Remember how more than 15,000 of those tickets went unused?

Obviously, if UNLV was a perennial winner on the artificial turf and going to a bowl game more than once every 10 years, we wouldn't be having this conversation. We'd be complaining about the lack of parking or lack of amenities in the stadium or something other than wins and losses.

But until the Rebels can find a way to stay on the plus side of the ledger more often than not, it's going to be hard to convince people to come out to the stadium. And Jeff Horton knows it. He is trying to get it done, believe me.

Yet it's not easy. Which is why the athletic department has to keep gimmicking itself to death to try to get people to make an appearance at the stadium.

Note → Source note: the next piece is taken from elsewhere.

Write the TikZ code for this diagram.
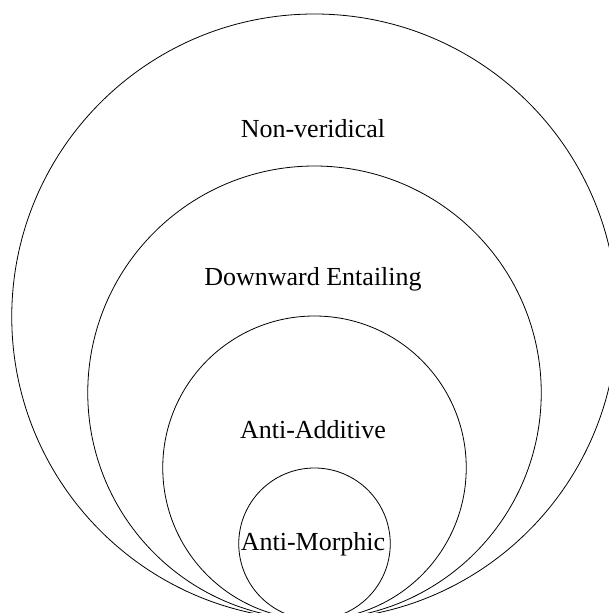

I don't begrudge them for trying. After all, to sit back and do nothing would be a lot worse.

Still, you can't help but wonder what can be done in the interim until Horton has enough talent to get the necessary W's and provide some genuine interest in Rebel football.

Fixing up the stadium would help, though that's not going to necessarily lure people to it. Upgrading the schedule isn't the sure-fire answer because if you can't beat the good teams, not many are going to come out and watch. Witness a Top-10 Kansas State team a few years ago which won in front of fewer than 11,000 spectators.

Essentially, it comes down to recruiting more Jon Dentons and hope you get over the hump. Winning is still the best formula for success at the turnstiles.